*WORK TO BE COMPLETED*. Starting with the first line below, extract each line through the one that contains "from bokeh.resources import INLINE", inclusive, excluding pictures.

*DATA BLOCK*.
══════
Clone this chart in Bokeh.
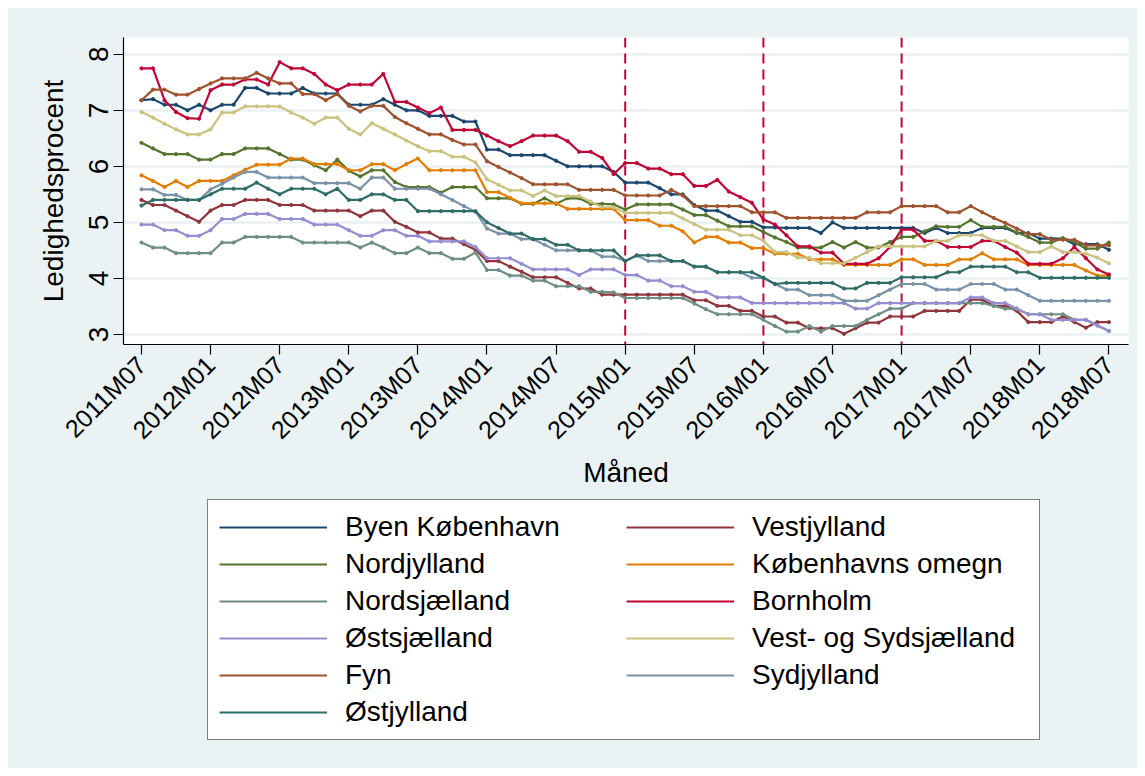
from bokeh.plotting import figure
from bokeh.models import Range1d, FixedTicker, Span, Legend, LegendItem
from bokeh.layouts import column
from bokeh.embed import file_html
from bokeh.resources import INLINE

# ---------------- data ----------------
tick_labels = ["2011M07", "2012M01", "2012M07", "2013M01", "2013M07", "2014M01", "2014M07",
               "2015M01", "2015M07", "2016M01", "2016M07", "2017M01", "2017M07", "2018M01", "2018M07"]
n_months = 85
event_months = [42, 54, 66]   # 2015M01, 2016M01, 2017M01

byen_kbh = [7.18, 7.2, 7.1, 7.1, 7.0, 7.1, 7.0, 7.1, 7.1, 7.4, 7.4, 7.3, 7.3, 7.3,
            7.4, 7.3, 7.3, 7.3, 7.1, 7.1, 7.1, 7.2, 7.1, 7.0, 7.0, 6.9, 6.9, 6.9,
            6.8, 6.8, 6.3, 6.3, 6.2, 6.2, 6.2, 6.2, 6.1, 6.0, 6.0, 6.0, 6.0, 5.9,
            5.71, 5.71, 5.71, 5.61, 5.5, 5.5, 5.31, 5.21, 5.21, 5.11, 5.01, 5.01, 4.91, 4.91,
            4.9, 4.9, 4.9, 4.81, 5.0, 4.9, 4.9, 4.9, 4.9, 4.9, 4.9, 4.9, 4.81, 4.9,
            4.81, 4.81, 4.81, 4.9, 4.9, 4.9, 4.81, 4.81, 4.71, 4.71, 4.71, 4.61, 4.61, 4.61, 4.51]
vestjylland = [5.4, 5.31, 5.31, 5.21, 5.11, 5.01, 5.21, 5.31, 5.31, 5.4, 5.4, 5.4, 5.31, 5.31,
               5.31, 5.21, 5.21, 5.21, 5.21, 5.11, 5.21, 5.21, 5.01, 4.92, 4.82, 4.82, 4.71, 4.71,
               4.61, 4.51, 4.31, 4.31, 4.21, 4.12, 4.02, 4.02, 4.02, 3.92, 3.82, 3.82, 3.71, 3.71,
               3.71, 3.71, 3.71, 3.71, 3.71, 3.71, 3.61, 3.61, 3.51, 3.51, 3.42, 3.42, 3.32, 3.32,
               3.21, 3.21, 3.11, 3.11, 3.11, 3.01, 3.11, 3.21, 3.21, 3.32, 3.32, 3.32, 3.42, 3.42,
               3.42, 3.42, 3.62, 3.62, 3.51, 3.51, 3.42, 3.22, 3.22, 3.22, 3.32, 3.22, 3.12, 3.22, 3.22]
nordjylland = [6.42, 6.32, 6.22, 6.22, 6.22, 6.12, 6.12, 6.22, 6.22, 6.32, 6.32, 6.32, 6.22, 6.12,
               6.12, 6.02, 5.93, 6.12, 5.92, 5.82, 5.93, 5.93, 5.72, 5.63, 5.63, 5.63, 5.53, 5.63,
               5.63, 5.63, 5.43, 5.43, 5.43, 5.33, 5.33, 5.43, 5.33, 5.43, 5.43, 5.33, 5.33, 5.32,
               5.23, 5.32, 5.32, 5.32, 5.32, 5.23, 5.13, 5.13, 5.03, 4.93, 4.93, 4.93, 4.83, 4.73,
               4.65, 4.55, 4.55, 4.55, 4.65, 4.55, 4.65, 4.55, 4.55, 4.65, 4.74, 4.74, 4.84, 4.93,
               4.92, 4.92, 5.04, 4.92, 4.92, 4.92, 4.82, 4.74, 4.64, 4.64, 4.72, 4.65, 4.53, 4.53, 4.64]
kbh_omegn = [5.84, 5.74, 5.63, 5.74, 5.63, 5.74, 5.74, 5.74, 5.84, 5.94, 6.03, 6.03, 6.03, 6.14,
             6.14, 6.04, 6.04, 6.04, 5.93, 5.93, 6.04, 6.04, 5.93, 6.04, 6.14, 5.93, 5.93, 5.93,
             5.93, 5.93, 5.54, 5.54, 5.44, 5.34, 5.34, 5.34, 5.34, 5.24, 5.24, 5.24, 5.24, 5.24,
             5.04, 5.04, 5.04, 4.94, 4.94, 4.84, 4.64, 4.74, 4.74, 4.64, 4.64, 4.54, 4.54, 4.44,
             4.44, 4.44, 4.34, 4.34, 4.34, 4.24, 4.24, 4.24, 4.24, 4.24, 4.34, 4.34, 4.24, 4.24,
             4.24, 4.34, 4.34, 4.45, 4.34, 4.34, 4.34, 4.24, 4.24, 4.24, 4.24, 4.24, 4.14, 4.05, 4.05]
nordsjaelland = [4.64, 4.55, 4.55, 4.45, 4.45, 4.45, 4.45, 4.64, 4.64, 4.74, 4.74, 4.74, 4.74, 4.74,
                 4.64, 4.64, 4.64, 4.64, 4.64, 4.55, 4.64, 4.55, 4.45, 4.45, 4.55, 4.45, 4.45, 4.35,
                 4.35, 4.46, 4.15, 4.15, 4.05, 4.05, 3.96, 3.96, 3.86, 3.86, 3.86, 3.76, 3.76, 3.75,
                 3.65, 3.65, 3.65, 3.65, 3.65, 3.65, 3.55, 3.45, 3.36, 3.36, 3.36, 3.36, 3.26, 3.15,
                 3.05, 3.05, 3.15, 3.05, 3.15, 3.15, 3.15, 3.26, 3.36, 3.46, 3.46, 3.56, 3.56, 3.56,
                 3.56, 3.56, 3.56, 3.56, 3.51, 3.46, 3.46, 3.36, 3.36, 3.36, 3.36, 3.26, 3.26, 3.16, 3.06]
bornholm = [7.75, 7.75, 7.18, 6.97, 6.86, 6.85, 7.36, 7.46, 7.46, 7.55, 7.55, 7.46, 7.86, 7.75,
            7.75, 7.65, 7.46, 7.36, 7.46, 7.46, 7.46, 7.65, 7.15, 7.15, 7.05, 6.95, 7.05, 6.65,
            6.65, 6.65, 6.55, 6.45, 6.36, 6.45, 6.55, 6.55, 6.55, 6.45, 6.26, 6.26, 6.15, 5.86,
            6.06, 6.06, 5.96, 5.96, 5.86, 5.86, 5.65, 5.65, 5.76, 5.55, 5.45, 5.35, 5.05, 4.96,
            4.77, 4.57, 4.57, 4.46, 4.46, 4.26, 4.26, 4.26, 4.36, 4.56, 4.87, 4.87, 4.67, 4.67,
            4.56, 4.56, 4.56, 4.67, 4.67, 4.56, 4.46, 4.26, 4.26, 4.26, 4.36, 4.56, 4.36, 4.16, 4.07]
oestsjaelland = [4.96, 4.96, 4.86, 4.86, 4.76, 4.76, 4.86, 5.06, 5.06, 5.15, 5.15, 5.15, 5.06, 5.06,
                 5.06, 4.96, 4.96, 4.96, 4.86, 4.76, 4.76, 4.86, 4.86, 4.76, 4.76, 4.66, 4.66, 4.66,
                 4.66, 4.56, 4.36, 4.36, 4.36, 4.26, 4.16, 4.16, 4.16, 4.16, 4.06, 4.16, 4.16, 4.16,
                 4.06, 4.06, 3.96, 3.96, 3.86, 3.86, 3.76, 3.76, 3.66, 3.66, 3.66, 3.56, 3.56, 3.56,
                 3.56, 3.56, 3.56, 3.56, 3.56, 3.56, 3.46, 3.46, 3.56, 3.56, 3.56, 3.56, 3.56, 3.56,
                 3.56, 3.56, 3.66, 3.66, 3.56, 3.56, 3.46, 3.36, 3.36, 3.26, 3.26, 3.26, 3.26, 3.16, 3.06]
vest_syd = [6.97, 6.87, 6.76, 6.66, 6.57, 6.57, 6.66, 6.96, 6.96, 7.07, 7.07, 7.07, 7.07, 6.96,
            6.87, 6.76, 6.87, 6.87, 6.67, 6.57, 6.77, 6.67, 6.57, 6.46, 6.36, 6.27, 6.27, 6.17,
            6.17, 6.07, 5.77, 5.67, 5.57, 5.57, 5.47, 5.57, 5.47, 5.47, 5.47, 5.37, 5.27, 5.27,
            5.17, 5.17, 5.17, 5.17, 5.17, 5.07, 4.97, 4.87, 4.87, 4.87, 4.77, 4.77, 4.67, 4.47,
            4.47, 4.37, 4.37, 4.27, 4.27, 4.27, 4.37, 4.47, 4.57, 4.57, 4.57, 4.57, 4.57, 4.67,
            4.67, 4.77, 4.77, 4.77, 4.67, 4.67, 4.57, 4.47, 4.47, 4.57, 4.47, 4.47, 4.44, 4.37, 4.27]
fyn = [7.18, 7.37, 7.37, 7.28, 7.28, 7.38, 7.48, 7.57, 7.57, 7.57, 7.67, 7.57, 7.48, 7.48,
       7.29, 7.29, 7.18, 7.29, 7.08, 6.98, 7.08, 7.08, 6.88, 6.77, 6.67, 6.57, 6.57, 6.47,
       6.39, 6.39, 6.09, 5.99, 5.89, 5.79, 5.68, 5.68, 5.68, 5.68, 5.58, 5.58, 5.58, 5.58,
       5.48, 5.48, 5.48, 5.48, 5.58, 5.48, 5.29, 5.29, 5.29, 5.29, 5.29, 5.18, 5.18, 5.18,
       5.08, 5.08, 5.08, 5.08, 5.08, 5.08, 5.08, 5.18, 5.18, 5.18, 5.29, 5.29, 5.29, 5.29,
       5.18, 5.18, 5.29, 5.18, 5.08, 4.99, 4.89, 4.79, 4.79, 4.69, 4.69, 4.69, 4.59, 4.59, 4.59]
sydjylland = [5.59, 5.59, 5.49, 5.49, 5.4, 5.4, 5.59, 5.69, 5.8, 5.9, 5.9, 5.8, 5.8, 5.8,
              5.8, 5.7, 5.7, 5.7, 5.7, 5.6, 5.8, 5.8, 5.6, 5.6, 5.6, 5.6, 5.5, 5.4,
              5.29, 5.19, 4.89, 4.8, 4.8, 4.7, 4.7, 4.6, 4.5, 4.5, 4.5, 4.5, 4.39, 4.39,
              4.31, 4.41, 4.31, 4.31, 4.31, 4.31, 4.21, 4.21, 4.11, 4.11, 4.11, 4.01, 4.01, 3.9,
              3.8, 3.8, 3.7, 3.7, 3.7, 3.6, 3.6, 3.6, 3.7, 3.8, 3.9, 3.9, 3.9, 3.8,
              3.8, 3.8, 3.9, 3.9, 3.9, 3.8, 3.8, 3.7, 3.6, 3.6, 3.6, 3.6, 3.6, 3.6, 3.6]
oestjylland = [5.3, 5.4, 5.4, 5.4, 5.4, 5.4, 5.5, 5.6, 5.6, 5.6, 5.71, 5.6, 5.5, 5.6,
               5.6, 5.6, 5.5, 5.6, 5.4, 5.4, 5.5, 5.5, 5.4, 5.4, 5.2, 5.2, 5.2, 5.2,
               5.2, 5.2, 5.0, 4.9, 4.8, 4.8, 4.7, 4.7, 4.6, 4.6, 4.5, 4.5, 4.5, 4.5,
               4.31, 4.41, 4.41, 4.41, 4.31, 4.31, 4.21, 4.21, 4.11, 4.11, 4.11, 4.11, 4.01, 3.9,
               3.92, 3.92, 3.92, 3.92, 3.92, 3.82, 3.82, 3.92, 3.92, 3.92, 4.02, 4.02, 4.02, 4.02,
               4.11, 4.11, 4.21, 4.21, 4.21, 4.21, 4.11, 4.11, 4.01, 4.01, 4.01, 4.01, 4.01, 4.01, 4.01]

series_names = ["Byen København", "Vestjylland", "Nordjylland", "Københavns omegn", "Nordsjælland",
                "Bornholm", "Østsjælland", "Vest- og Sydsjælland", "Fyn", "Sydjylland", "Østjylland"]
series_values = [byen_kbh, vestjylland, nordjylland, kbh_omegn, nordsjaelland,
                 bornholm, oestsjaelland, vest_syd, fyn, sydjylland, oestjylland]
series_colors = ["#1a476f", "#90353b", "#55752f", "#e37e00", "#6e8e84",
                 "#c10534", "#938dd2", "#cac27e", "#a0522d", "#7b92a8", "#2d6d66"]

# ---------------- main figure ----------------
FONT = "Liberation Sans"
BG = "#eaf2f3"

p = figure(width=1129, height=490, output_backend="svg", toolbar_location=None,
           x_range=Range1d(-1.56, 85.7), y_range=Range1d(2.82, 8.3),
           min_border_left=115, min_border_right=9, min_border_top=29, min_border_bottom=154)
p.background_fill_color = "white"
p.border_fill_color = BG
p.outline_line_color = None

p.xgrid.grid_line_color = None
p.ygrid.grid_line_color = BG
p.ygrid.grid_line_width = 2.5

months = list(range(n_months))

p.xaxis.ticker = FixedTicker(ticks=[6 * k for k in range(len(tick_labels))])
p.xaxis.major_label_overrides = {6 * k: lab for k, lab in enumerate(tick_labels)}
p.xaxis.major_label_orientation = 0.785398
p.yaxis.ticker = FixedTicker(ticks=[3, 4, 5, 6, 7, 8])
p.yaxis.major_label_orientation = "parallel"
p.xaxis.axis_label = "Måned"
p.yaxis.axis_label = "Ledighedsprocent"
for ax in (p.xaxis, p.yaxis):
    ax.axis_line_color = "black"
    ax.axis_line_width = 1.2
    ax.major_tick_line_color = "black"
    ax.major_tick_line_width = 1.2
    ax.major_tick_out = 10
    ax.major_tick_in = 0
    ax.minor_tick_line_color = None
    ax.major_label_text_font = FONT
    ax.major_label_text_color = "black"
    ax.axis_label_text_font = FONT
    ax.axis_label_text_font_size = "28px"
    ax.axis_label_text_font_style = "normal"
    ax.axis_label_text_color = "black"
p.xaxis.major_label_text_font_size = "25px"
p.yaxis.major_label_text_font_size = "28px"
p.xaxis.major_label_standoff = 6
p.yaxis.major_label_standoff = 5
p.xaxis.axis_label_standoff = 0
p.yaxis.axis_label_standoff = 18

for m in event_months:
    p.add_layout(Span(location=m, dimension="height", line_color="#c10534",
                      line_dash="10 6", line_width=2, level="underlay"))

for vals, col in zip(series_values, series_colors):
    p.line(months, vals, line_color=col, line_width=2.2)
    p.scatter(months, vals, size=3.2, color=col, marker="circle")

# ---------------- legend panel ----------------
lg = figure(width=1129, height=270, output_backend="svg", toolbar_location=None,
            x_range=Range1d(0, 1), y_range=Range1d(100, 101),
            x_axis_location=None, y_axis_location=None, min_border=0)
lg.background_fill_color = BG
lg.border_fill_color = BG
lg.outline_line_color = None
lg.grid.visible = False

items = []
for name, vals, col in zip(series_names, series_values, series_colors):
    r = lg.line(months, vals, line_color=col, line_width=2.2)
    items.append(LegendItem(label=name, renderers=[r]))

legend = Legend(items=items, location=(84, 28), orientation="horizontal", ncols=2,
                glyph_width=108, glyph_height=30, label_height=30, label_width=276,
                label_standoff=18, spacing=5, padding=11, margin=0,
                label_text_font=FONT, label_text_font_size="28px", label_text_color="black",
                border_line_color="black", border_line_width=1,
                background_fill_color="white", background_fill_alpha=1.0)
lg.add_layout(legend, "center")

layout = column(p, lg, spacing=0, margin=(8, 0, 0, 8), styles={"background-color": BG})
open("out.html", "w").write(file_html(layout, INLINE))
══════
*ANSWER TO THIS EXERCISE*.
Clone this chart in Bokeh.
from bokeh.plotting import figure
from bokeh.models import Range1d, FixedTicker, Span, Legend, LegendItem
from bokeh.layouts import column
from bokeh.embed import file_html
from bokeh.resources import INLINE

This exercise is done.